Thursday, June 12, 2014
By CallFire, Follow me on Google+
The open-and-read rate of SMS messages is a matter of small debate among marketing analysts, but it’s not exactly a dangerously polarizing issue for the industry. Some say 98%, others 99%. Everyone agrees the conservative figure would be nothing less than nine out of ten texts. Techipedia’s estimate of 83% of all SMS messages opened within three minutes isn’t exactly controversial either.
Whatever the precise figures, there is no denying that texting is a tried, tested and proven method of communicating with large numbers of people. Many businesses are already using the medium to great effect as a promotional tool, primarily for engaging with existing customers. What’s less commonly talked about is SMS as a platform for nurturing fresh leads.
According to one recent study, 70% of the buying process is done and dusted by the time a potential customer engages with a sales representative. This is a compelling statistic for anyone interested in lead nurturing, and it’s spurred countless email marketing campaigns to focus on offering indisputable value from the get-go.
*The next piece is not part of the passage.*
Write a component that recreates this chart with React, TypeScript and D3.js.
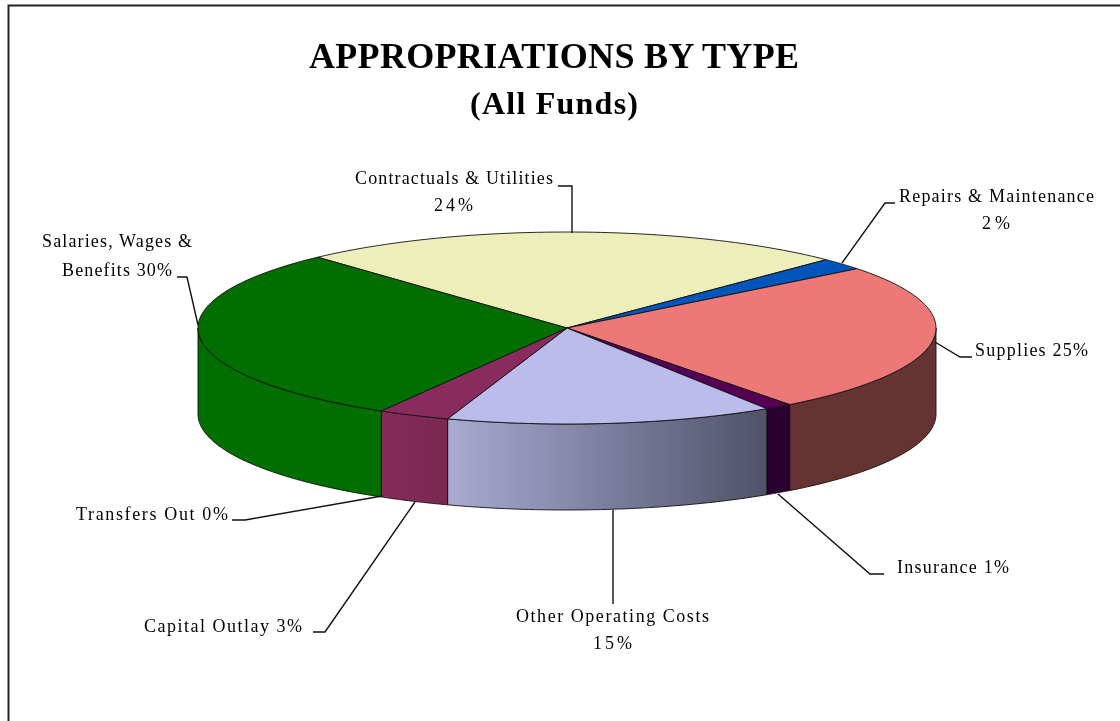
import React from "react";
import * as d3 from "d3";

const categories = ["Contractuals & Utilities", "Repairs & Maintenance", "Supplies", "Insurance", "Other Operating Costs", "Capital Outlay", "Transfers Out", "Salaries, Wages & Benefits"];
const shares = [24.2, 2, 25.3, 1.2, 14.35, 3.15, 0, 29.8];
const topColors = ["#eeeebb", "#0055bb", "#ee7777", "#550055", "#bbbbec", "#8a2b5f", "#3b3b8c", "#006f00"];
const wallLeft = ["#eeeebb", "#0055bb", "#663333", "#2a0030", "#aaaad2", "#852b58", "#3b3b8c", "#006f00"];
const wallRight = ["#eeeebb", "#0055bb", "#663333", "#2a0030", "#50526a", "#7a2850", "#3b3b8c", "#006f00"];

const labelLines = [
  { text: "Contractuals & Utilities", x1: 355, x2: 553, y: 184 },
  { text: "24%", x1: 434, x2: 473, y: 211 },
  { text: "Repairs & Maintenance", x1: 899, x2: 1094, y: 202 },
  { text: "2%", x1: 982, x2: 1010, y: 229 },
  { text: "Supplies 25%", x1: 975, x2: 1088, y: 356 },
  { text: "Insurance 1%", x1: 897, x2: 1009, y: 573 },
  { text: "Other Operating Costs", x1: 516, x2: 709, y: 622 },
  { text: "15%", x1: 593, x2: 632, y: 649 },
  { text: "Capital Outlay 3%", x1: 144, x2: 302, y: 632 },
  { text: "Transfers Out 0%", x1: 76, x2: 228, y: 520 },
  { text: "Salaries, Wages &", x1: 42, x2: 192, y: 247 },
  { text: "Benefits 30%", x1: 62, x2: 172, y: 276 },
];

const leaders: [number, number][][] = [
  [[572, 233], [572, 186], [558, 186]],
  [[842, 263], [885, 203], [895, 203]],
  [[935, 342], [960, 357], [972, 357]],
  [[778, 494], [870, 574], [884, 574]],
  [[613, 510], [613, 604]],
  [[415, 502], [325, 632], [313, 632]],
  [[382, 496], [245, 520], [232, 520]],
  [[198, 325], [187, 277], [177, 277]],
];

const cx = 567, cy = 328, rx = 369, ry = 96, depth = 86;
const startDeg = -42.5;
const font = "'Liberation Serif', 'Times New Roman', serif";

export default function App() {
  const slices = d3
    .pie<number>()
    .sort(null)
    .startAngle((startDeg * Math.PI) / 180)
    .endAngle((startDeg * Math.PI) / 180 + 2 * Math.PI)(shares);

  const px = d3.scaleLinear().domain([-1, 1]).range([cx - rx, cx + rx]);
  const py = d3.scaleLinear().domain([-1, 1]).range([cy - ry, cy + ry]);
  const pt = (a: number, dy = 0): [number, number] => [px(Math.sin(a)), py(-Math.cos(a)) + dy];
  const line = d3.line();
  const rim = (a0: number, a1: number, dy = 0) =>
    d3.range(0, 61).map((i) => pt(a0 + ((a1 - a0) * i) / 60, dy));

  const walls = slices
    .map((s, i) => {
      const a0 = Math.max(s.startAngle, Math.PI / 2);
      const a1 = Math.min(s.endAngle, (3 * Math.PI) / 2);
      return { i, a0, a1 };
    })
    .filter((w) => w.a1 > w.a0 && shares[w.i] > 0);

  return (
    <svg
      width={1120}
      height={721}
      style={{ position: "absolute", left: 0, top: 0, background: "#fff" }}
    >
      <defs>
        {walls.map((w) => {
          const a = pt(w.a0)[0];
          const b = pt(w.a1)[0];
          return (
            <linearGradient key={w.i} id={`wall${w.i}`} gradientUnits="userSpaceOnUse" x1={Math.min(a, b)} x2={Math.max(a, b)} y1={0} y2={0}>
              <stop offset="0%" stopColor={wallLeft[w.i]} />
              <stop offset="100%" stopColor={wallRight[w.i]} />
            </linearGradient>
          );
        })}
      </defs>
      <g style={{ filter: "blur(0.45px)" }}>
        <path d="M1120,5.5H8.5V721" fill="none" stroke="#222" strokeWidth={2} />

        {walls.map((w) => {
          const top = rim(w.a0, w.a1);
          const bottom = rim(w.a1, w.a0, depth);
          return (
            <path
              key={w.i}
              d={line([...top, ...bottom])! + "Z"}
              fill={`url(#wall${w.i})`}
              stroke="#111"
              strokeWidth={0.9}
            />
          );
        })}

        {slices.map((s, i) =>
          shares[i] > 0 ? (
            <path
              key={categories[i]}
              d={line([[cx, cy], ...rim(s.startAngle, s.endAngle)])! + "Z"}
              fill={topColors[i]}
              stroke="#111"
              strokeWidth={0.9}
              strokeLinejoin="round"
            />
          ) : null
        )}

        {leaders.map((l, i) => (
          <path key={i} d={line(l)!} fill="none" stroke="#111" strokeWidth={1.4} />
        ))}

        <text x={554} y={68} textAnchor="middle" fontFamily={font} fontWeight="bold" fontSize={36} textLength={490} lengthAdjust="spacing" fill="#000">
          APPROPRIATIONS BY TYPE
        </text>
        <text x={554} y={114} textAnchor="middle" fontFamily={font} fontWeight="bold" fontSize={32} textLength={168} lengthAdjust="spacing" fill="#000">
          (All Funds)
        </text>

        {labelLines.map((l, i) => (
          <text
            key={i}
            x={l.x1}
            y={l.y}
            fontFamily={font}
            fontSize={18}
            textLength={l.x2 - l.x1}
            lengthAdjust="spacing"
            fill="#000"
          >
            {l.text}
          </text>
        ))}
      </g>
    </svg>
  );
}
The resistance to SMS as a lead nurturing tool is understandable. Unlike email, commercial text messages are hidebound by strict regulation regarding opt-in communication. There are also considerable limitations imposed by the 160 character allowance provided by SMS. Nevertheless, the benefits of nurturing leads with text messages outweigh the disadvantages. The speed and convenience of SMS suits the customer – you just have to adapt your lead nurturing strategy accordingly. A few tips on doing it right:
- Make opting out as easy as opting in. As we’ve seen, building a relationship via text message requires your lead to subscribe to your contact list. Though it takes a greater initial effort, this transparent, honest path to communication will pay off in the long run, and make spammy email campaigns and unsolicited paper mail outs a thing of the past. As consumers begin to associate SMS with a new type of consent-based marketing, their trust in the channel only increases – so don’t blow it by making it difficult to unsubscribe.
- Keep it simple. Yes, SMS is a short-form of contact, but instead of feeling frustrated, use the character limits to refine your brand message. Get to the point, offer something of value, and provide a link to the denser material contained on your website.
Don’t overdo it. If you’re trying to nurture a lead, think of them as a politician would a swing voter. Gentle persuasion with timely, valuable messages is much more effective than a constant bombardment, which is likely to turn them off. If you use a sledgehammer to crack a nut, you’ll smash it to smithereens. Keep the frequency of your messages down to once a month at first, and let your company sell itself rather than boasting about your past successes with every missive.